According to a filing with the Stock Exchange of Hong Kong, SMIC is launching a joint venture with China (Shanghai) Pilot Free Trade Zone Lin-Gang Special Area Administration to set up a factory with a monthly production capacity of 100,000 12-inch silicon wafers (28-nanometer). The JV will have a starting capital of $5.5 billion and SMIC will hold majority ownership. Other investors, including state entities, will also provide funding and own 25% in the venture, the report said.
The new plant is another among several under construction and development by SMIC. The company said they are on track despite the sanctions that Washington imposed on the chipmaker in late 2020 for alleged ties to China's military.

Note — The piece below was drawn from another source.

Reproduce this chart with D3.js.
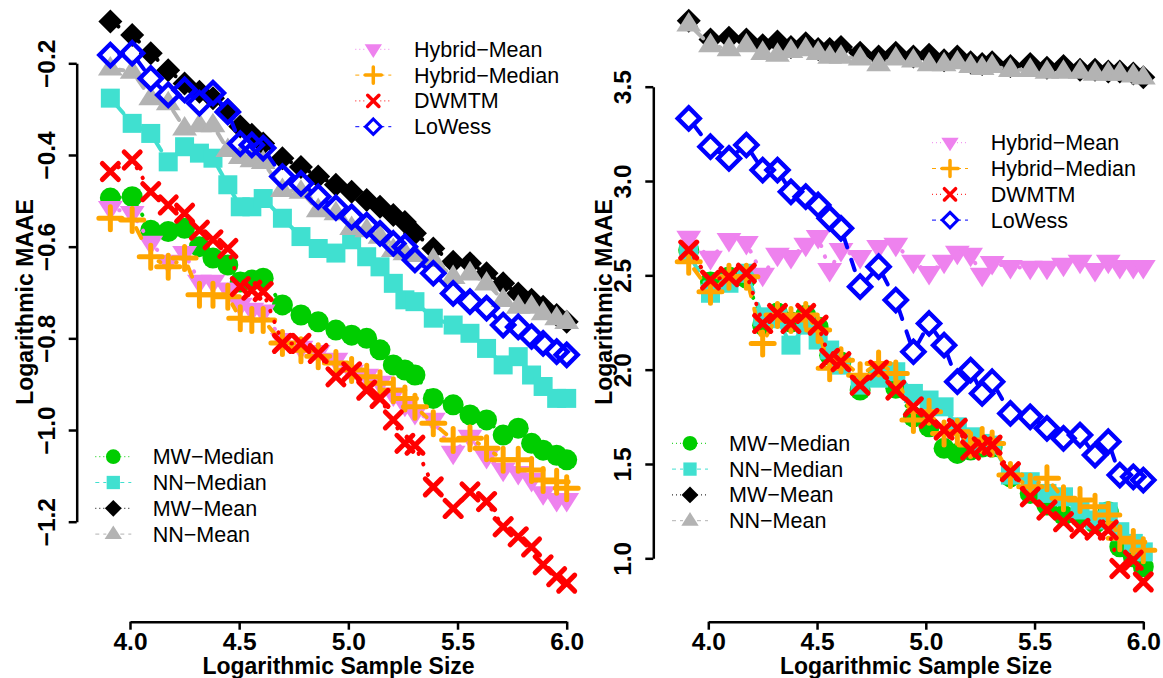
<!DOCTYPE html>
<html>
<head>
<meta charset="utf-8">
<script src="https://cdn.jsdelivr.net/npm/d3@7"></script>
<style>
  body { margin: 0; background: #fff; }
  text { font-family: "Liberation Sans", Arial, Helvetica, sans-serif; }
</style>
</head>
<body>
<div id="chart"></div>
<script>
// log10 sample sizes, shared by both panels
const logN = [3.91, 4.01, 4.095, 4.175, 4.25, 4.318, 4.38, 4.448, 4.505, 4.558, 4.61, 4.698, 4.783, 4.862, 4.943,
  5.015, 5.084, 5.145, 5.206, 5.259, 5.305, 5.389, 5.48, 5.557, 5.633, 5.709, 5.778, 5.839, 5.892, 5.954, 6.0];

const methods = ["MW\u2212Median", "NN\u2212Median", "MW\u2212Mean", "NN\u2212Mean",
  "Hybrid\u2212Mean", "Hybrid\u2212Median", "DWMTM", "LoWess"];

// left panel
const leftMWMedian = [-0.494,-0.491,-0.564,-0.567,-0.560,-0.600,-0.625,-0.640,-0.677,-0.673,-0.669,-0.727,-0.749,-0.764,-0.782,-0.793,-0.800,-0.825,-0.858,-0.869,-0.880,-0.931,-0.945,-0.967,-0.978,-1.011,-0.996,-1.029,-1.044,-1.055,-1.065];
const leftNNMedian = [-0.276,-0.331,-0.353,-0.415,-0.382,-0.396,-0.407,-0.465,-0.513,-0.513,-0.495,-0.538,-0.578,-0.604,-0.614,-0.585,-0.622,-0.644,-0.680,-0.716,-0.720,-0.756,-0.771,-0.789,-0.822,-0.858,-0.840,-0.880,-0.905,-0.931,-0.931];
const leftMWMean = [-0.109,-0.138,-0.178,-0.215,-0.244,-0.262,-0.276,-0.302,-0.338,-0.356,-0.375,-0.407,-0.426,-0.447,-0.465,-0.480,-0.498,-0.513,-0.531,-0.546,-0.571,-0.604,-0.633,-0.636,-0.658,-0.680,-0.702,-0.716,-0.731,-0.749,-0.764];
const leftNNMean = [-0.211,-0.218,-0.276,-0.287,-0.342,-0.335,-0.335,-0.389,-0.404,-0.411,-0.415,-0.476,-0.480,-0.520,-0.527,-0.559,-0.564,-0.578,-0.607,-0.614,-0.618,-0.629,-0.666,-0.658,-0.680,-0.716,-0.731,-0.731,-0.745,-0.756,-0.764];
const leftHybridMean = [-0.516,-0.527,-0.592,-0.633,-0.614,-0.677,-0.677,-0.694,-0.727,-0.738,-0.742,-0.804,-0.821,-0.830,-0.847,-0.873,-0.882,-0.897,-0.923,-0.945,-0.963,-0.978,-1.050,-1.015,-1.059,-1.087,-1.094,-1.109,-1.138,-1.153,-1.153];
const leftHybridMedian = [-0.538,-0.542,-0.622,-0.644,-0.625,-0.705,-0.705,-0.709,-0.756,-0.760,-0.760,-0.810,-0.826,-0.839,-0.854,-0.869,-0.884,-0.898,-0.913,-0.931,-0.949,-0.985,-1.022,-1.018,-1.040,-1.065,-1.065,-1.087,-1.109,-1.113,-1.127];
const leftDWMTM = [-0.436,-0.411,-0.480,-0.509,-0.527,-0.564,-0.585,-0.604,-0.687,-0.695,-0.698,-0.811,-0.811,-0.833,-0.884,-0.873,-0.913,-0.931,-0.978,-1.029,-1.033,-1.124,-1.171,-1.135,-1.156,-1.211,-1.233,-1.255,-1.294,-1.320,-1.334];
const leftLoWess = [-0.182,-0.178,-0.233,-0.269,-0.258,-0.287,-0.265,-0.306,-0.375,-0.378,-0.385,-0.447,-0.462,-0.491,-0.515,-0.535,-0.553,-0.571,-0.593,-0.600,-0.629,-0.658,-0.702,-0.720,-0.734,-0.771,-0.775,-0.796,-0.811,-0.829,-0.836];

// right panel
const rightMWMedian = [2.634,2.465,2.491,2.486,2.236,2.300,2.252,2.289,2.226,2.077,2.040,1.892,1.987,1.902,1.750,1.697,1.583,1.556,1.574,1.590,1.590,1.432,1.344,1.282,1.229,1.220,1.185,1.247,1.061,1.008,0.955];
const rightNNMedian = [2.617,2.405,2.458,2.511,2.280,2.270,2.130,2.236,2.157,2.104,2.024,1.918,1.955,1.989,1.874,1.839,1.803,1.697,1.644,1.609,1.600,1.441,1.406,1.344,1.326,1.256,1.203,1.247,1.141,1.079,1.034];
const rightMWMean = [3.85,3.75,3.76,3.75,3.72,3.74,3.71,3.73,3.70,3.70,3.71,3.68,3.66,3.68,3.66,3.67,3.64,3.66,3.63,3.62,3.63,3.61,3.62,3.60,3.61,3.59,3.59,3.58,3.58,3.57,3.55];
const rightNNMean = [3.83,3.72,3.70,3.72,3.68,3.67,3.69,3.70,3.68,3.66,3.66,3.65,3.62,3.65,3.64,3.62,3.62,3.63,3.61,3.60,3.61,3.59,3.59,3.58,3.58,3.58,3.57,3.57,3.57,3.56,3.55];
const rightHybridMean = [2.698,2.592,2.687,2.671,2.502,2.608,2.597,2.661,2.703,2.528,2.634,2.597,2.650,2.661,2.571,2.512,2.571,2.619,2.608,2.502,2.565,2.544,2.539,2.539,2.555,2.571,2.528,2.571,2.544,2.544,2.544];
const rightHybridMedian = [2.572,2.413,2.493,2.493,2.139,2.290,2.263,2.290,2.210,2.007,2.050,1.971,2.033,1.980,1.733,1.777,1.662,1.671,1.600,1.627,1.609,1.441,1.379,1.424,1.318,1.309,1.273,1.229,1.106,1.087,1.043];
const rightDWMTM = [2.634,2.475,2.493,2.511,2.245,2.298,2.245,2.298,2.236,2.060,2.042,1.918,1.998,1.892,1.803,1.742,1.680,1.689,1.574,1.591,1.600,1.459,1.326,1.256,1.194,1.159,1.150,1.150,0.946,0.990,0.875];
const rightLoWess = [3.332,3.182,3.120,3.191,3.058,3.058,2.943,2.917,2.873,2.802,2.749,2.440,2.546,2.369,2.095,2.245,2.130,1.936,1.998,1.874,1.936,1.768,1.750,1.689,1.636,1.653,1.547,1.618,1.441,1.432,1.415];

const xTicks = [4.0, 4.5, 5.0, 5.5, 6.0];
const leftYTicks = [-0.2, -0.4, -0.6, -0.8, -1.0, -1.2];
const rightYTicks = [1.0, 1.5, 2.0, 2.5, 3.0, 3.5];

// look of each method, same order as methods
const styles = [
  {color: "#00cd00", shape: "circle", dash: "dot"},
  {color: "#40e0d0", shape: "square", dash: "dash"},
  {color: "#000000", shape: "diamond", dash: "dot"},
  {color: "#b3b3b3", shape: "triangle", dash: "dash"},
  {color: "#ee82ee", shape: "triangleDown", dash: "dot"},
  {color: "#ffa500", shape: "plus", dash: "dash"},
  {color: "#ff0000", shape: "cross", dash: "dot"},
  {color: "#0000ff", shape: "diamondOpen", dash: "dash"}
];

const svg = d3.select("#chart").append("svg")
  .attr("width", 1163).attr("height", 678)
  .style("background", "#fff");

function symbolPath(shape, k) {
  let h, s;
  switch (shape) {
    case "circle": h = 10.5 * k; return `M${-h},0A${h},${h} 0 1,0 ${h},0A${h},${h} 0 1,0 ${-h},0Z`;
    case "square": h = 9.5 * k; return `M${-h},${-h}H${h}V${h}H${-h}Z`;
    case "diamond": h = 12 * k; return `M0,${-h}L${h},0L0,${h}L${-h},0Z`;
    case "diamondOpen": h = 11 * k; return `M0,${-h}L${h},0L0,${h}L${-h},0Z`;
    case "triangle": s = 9.2 * k; return `M0,${-1.3468 * s}L${1.3468 * s},${0.7776 * s}L${-1.3468 * s},${0.7776 * s}Z`;
    case "triangleDown": s = 9.2 * k; return `M0,${1.3468 * s}L${1.3468 * s},${-0.7776 * s}L${-1.3468 * s},${-0.7776 * s}Z`;
    case "plus": h = 11.5 * k; return `M${-h},0H${h}M0,${-h}V${h}`;
    case "cross": h = 8 * k; return `M${-h},${-h}L${h},${h}M${-h},${h}L${h},${-h}`;
  }
}

function addSymbol(g, st, px, py, k) {
  const open = st.shape === "plus" || st.shape === "cross" || st.shape === "diamondOpen";
  g.append("path")
    .attr("d", symbolPath(st.shape, k))
    .attr("transform", `translate(${px},${py})`)
    .attr("fill", open ? "none" : st.color)
    .attr("stroke", open ? st.color : "none")
    .attr("stroke-width", (st.shape === "diamondOpen" ? 4.4 : 5) * k)
    .attr("stroke-linecap", "round")
    .attr("stroke-linejoin", "miter");
}

function panel(o) {
  const x = d3.scaleLinear().domain([4, 6]).range(o.xRange);
  const y = d3.scaleLinear().domain(o.yDomain).range(o.yRange);
  const g = svg.append("g");

  // axes
  const gx = g.append("g")
    .attr("transform", `translate(0,${o.axisY})`)
    .call(d3.axisBottom(x).tickValues(xTicks).tickFormat(d3.format(".1f"))
      .tickSize(8).tickSizeOuter(0).tickPadding(3));
  const gy = g.append("g")
    .attr("transform", `translate(${o.axisX},0)`)
    .call(d3.axisLeft(y).tickValues(o.yTicks).tickFormat(d3.format(".1f"))
      .tickSize(8).tickSizeOuter(0));
  [gx, gy].forEach(a => {
    a.attr("font-family", null).attr("font-size", null);
    a.selectAll("path, line").attr("stroke", "#000").attr("stroke-width", 2.5);
    a.selectAll("text").attr("fill", "#000").style("font-size", "24.5px").style("font-weight", "bold");
  });
  gy.selectAll("text")
    .attr("x", null).attr("dy", null)
    .attr("text-anchor", "middle")
    .attr("transform", "translate(-22,0) rotate(-90)");

  g.append("text")
    .attr("x", o.xTitleX).attr("y", 674)
    .attr("text-anchor", "middle")
    .style("font-size", "23px").style("font-weight", "bold")
    .text("Logarithmic Sample Size");
  g.append("text")
    .attr("transform", `translate(${o.yTitleX},302) rotate(-90)`)
    .attr("text-anchor", "middle")
    .style("font-size", "23px").style("font-weight", "bold")
    .text("Logarithmic MAAE");

  // series, type "b": segments with gaps around the points, then the points
  const gap = 9;
  o.series.forEach((vals, i) => {
    const st = styles[i];
    const sg = g.append("g");
    const pts = logN.map((v, j) => [x(v), y(vals[j])]);
    for (let j = 0; j < pts.length - 1; j++) {
      const [x1, y1] = pts[j], [x2, y2] = pts[j + 1];
      const dx = x2 - x1, dy = y2 - y1, L = Math.hypot(dx, dy);
      if (L <= 2 * gap) continue;
      const ux = dx / L, uy = dy / L;
      sg.append("line")
        .attr("x1", x1 + ux * gap).attr("y1", y1 + uy * gap)
        .attr("x2", x2 - ux * gap).attr("y2", y2 - uy * gap)
        .attr("stroke", st.color).attr("stroke-width", 4)
        .attr("stroke-linecap", "round")
        .attr("stroke-dasharray", st.dash === "dot" ? "0.5,11" : "11,13");
    }
    pts.forEach(p => addSymbol(sg, st, p[0], p[1], 1));
  });

  // legends
  o.legends.forEach(lg => {
    lg.items.forEach((idx, r) => {
      const st = styles[idx];
      const cy = lg.y + r * 25.8;
      const lgG = g.append("g");
      [[lg.x - 18, lg.x - 7], [lg.x + 7, lg.x + 18]].forEach(([a, b]) => {
        lgG.append("line")
          .attr("x1", a).attr("x2", b).attr("y1", cy).attr("y2", cy)
          .attr("stroke", st.color).attr("stroke-width", 1)
          .attr("stroke-dasharray", st.dash === "dot" ? "1,3" : "4,4");
      });
      addSymbol(lgG, st, lg.x, cy, 0.7);
      lgG.append("text")
        .attr("x", lg.textX).attr("y", cy).attr("dy", "0.35em")
        .style("font-size", "21.5px")
        .text(methods[idx]);
    });
  });
}

panel({
  xRange: [130, 566.7], yDomain: [-0.2, -1.2], yRange: [63.3, 521.7],
  axisX: 76.7, axisY: 621.7, yTicks: leftYTicks,
  xTitleX: 338.5, yTitleX: 33,
  series: [leftMWMedian, leftNNMedian, leftMWMean, leftNNMean,
    leftHybridMean, leftHybridMedian, leftDWMTM, leftLoWess],
  legends: [
    {x: 373.3, textX: 414, y: 49.3, items: [4, 5, 6, 7]},
    {x: 113.3, textX: 152.7, y: 456.7, items: [0, 1, 2, 3]}
  ]
});

panel({
  xRange: [708.3, 1143.3], yDomain: [3.5, 1.0], yRange: [86.7, 558.3],
  axisX: 653.3, axisY: 621.7, yTicks: rightYTicks,
  xTitleX: 916, yTitleX: 612,
  series: [rightMWMedian, rightNNMedian, rightMWMean, rightNNMean,
    rightHybridMean, rightHybridMedian, rightDWMTM, rightLoWess],
  legends: [
    {x: 950, textX: 990.7, y: 142.7, items: [4, 5, 6, 7]},
    {x: 690, textX: 729, y: 443.3, items: [0, 1, 2, 3]}
  ]
});
</script>
</body>
</html>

The blacklisting of SMIC had frozen the company's purchase of certain technology, including advanced chip-making equipment.
The U.S. sanctions are not expected to impact operations at the new fab, as the 28-nm technology is not under restrictions, as reported by the South China Morning Post.

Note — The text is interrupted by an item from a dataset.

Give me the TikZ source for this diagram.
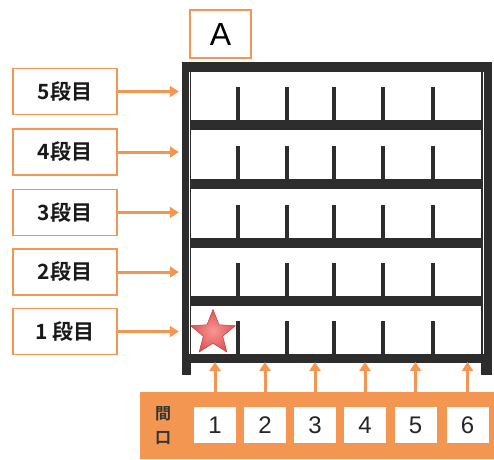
\documentclass[tikz,border=0pt]{standalone}
\usepackage{fontspec}
\setmainfont{Liberation Sans}
\newfontfamily\jpfont{Noto Sans CJK JP}
\newfontfamily\jpbold{Noto Sans CJK JP Bold}
\usetikzlibrary{shapes.geometric,arrows.meta}
\definecolor{ora}{RGB}{242,150,82}
\definecolor{frame}{RGB}{45,45,45}
\definecolor{starred}{RGB}{228,82,82}
\definecolor{starlight}{RGB}{246,150,150}
\tikzset{
  lvlbox/.style={draw=ora, line width=1.6pt, fill=white, minimum width=104pt, minimum height=46pt, inner sep=0pt, font=\jpbold\fontsize{21}{23}\selectfont, text=black!90},
  abox/.style={draw=ora, line width=1.2pt, fill=white, minimum width=61pt, minimum height=48pt, inner sep=0pt, font=\fontsize{32}{34}\selectfont},
  bay/.style={fill=white, minimum width=42pt, minimum height=36pt, inner sep=0pt, font=\fontsize{24}{26}\selectfont, text=black!85},
  oarrow/.style={draw=ora, line width=3pt, -{Triangle[length=9pt,width=11pt]}},
  bar/.style={fill=frame},
  divider/.style={fill=frame},
}
\begin{document}
\begin{tikzpicture}[x=1pt,y=-1pt]
\useasboundingbox (0,0) rectangle (494,459);
% frame
\foreach \ya/\yb in {62/72,120/130,179/189,238/248,296/306,354/363}
  \fill[bar] (182,\ya) rectangle (492,\yb);
\fill[bar] (182,62) rectangle (191,375);
\fill[bar] (481,62) rectangle (492,375);
\draw[white, line width=0.7pt] (189,72) -- (189,354);
\draw[white, line width=0.7pt] (483.5,72) -- (483.5,354);
% dividers
\foreach \yb in {120,179,238,296,354}
  \foreach \x in {238,287,334,383,433}
    \fill[divider] (\x-2.3,\yb-33) rectangle (\x+2.3,\yb);
% A box
\node[abox] (A) at (220.5,34) {A};
% level labels
\node[lvlbox] (l5) at (65,91.5) {5段目};
\node[lvlbox] (l4) at (65,152) {4段目};
\node[lvlbox] (l3) at (65,212.5) {3段目};
\node[lvlbox] (l2) at (65,272) {2段目};
\node[lvlbox] (l1) at (65,331.5) {1 段目};
\foreach \i in {1,...,5} {
  \coordinate (s\i) at ([xshift=61pt]l\i.east);
  \draw[oarrow] (l\i.east) -- (s\i);
}
% star
\node[star, star points=5, star point ratio=2.3, minimum size=47pt, inner sep=0pt,
      draw=starred!80!black, line width=0.5pt,
      inner color=starlight, outer color=starred, shading=radial] (star) at (213,333) {};
% band
\node[fill=ora, minimum width=354pt, minimum height=67pt, inner sep=0pt, anchor=north west] (band) at (140,392) {};
\node[text=black!80, font=\jpbold\fontsize{16}{24}\selectfont, align=center, inner sep=0pt] (maguchi) at (163,426) {間\\口};
\foreach \i/\x in {1/215,2/265,3/315,4/365,5/415.5,6/467.5} {
  \node[bay] (b\i) at (\x,425) {\i};
  \coordinate (t\i) at (\x,362);
  \draw[oarrow] (b\i.north |- band.north) -- (t\i);
}
\end{tikzpicture}
\end{document}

In a separate filing today, SMIC also announced its chairman, Zixue Zhou, has stepped down "with immediate effect due to personal health reasons." Zhou will continue to serve as an executive director with the company. An acting chairman was appointed in his place – Yonggang Gao, the chief financial officer, executive director, and the company secretary.
Last month, SMIC reported solid performance for the second quarter, at $1.3 billion in revenue and $405 million in gross profit. At the time, Gao said the results were better-than-expected, but the company "still faces impact brought by the Entity List, and there are still uncertainties with our expectations in indicators."
In Hong Kong trading, the stock in SMIC ended nearly flat on Friday, at HK$24.05 per share. The company is up about 12% year-to-date despite its troubles. The company is China's biggest chipmaker, and with strong government incentives in the semiconductor industry, investors anticipate to see SMIC progress to play a major role in realizing that national goal of becoming the global chip supplier.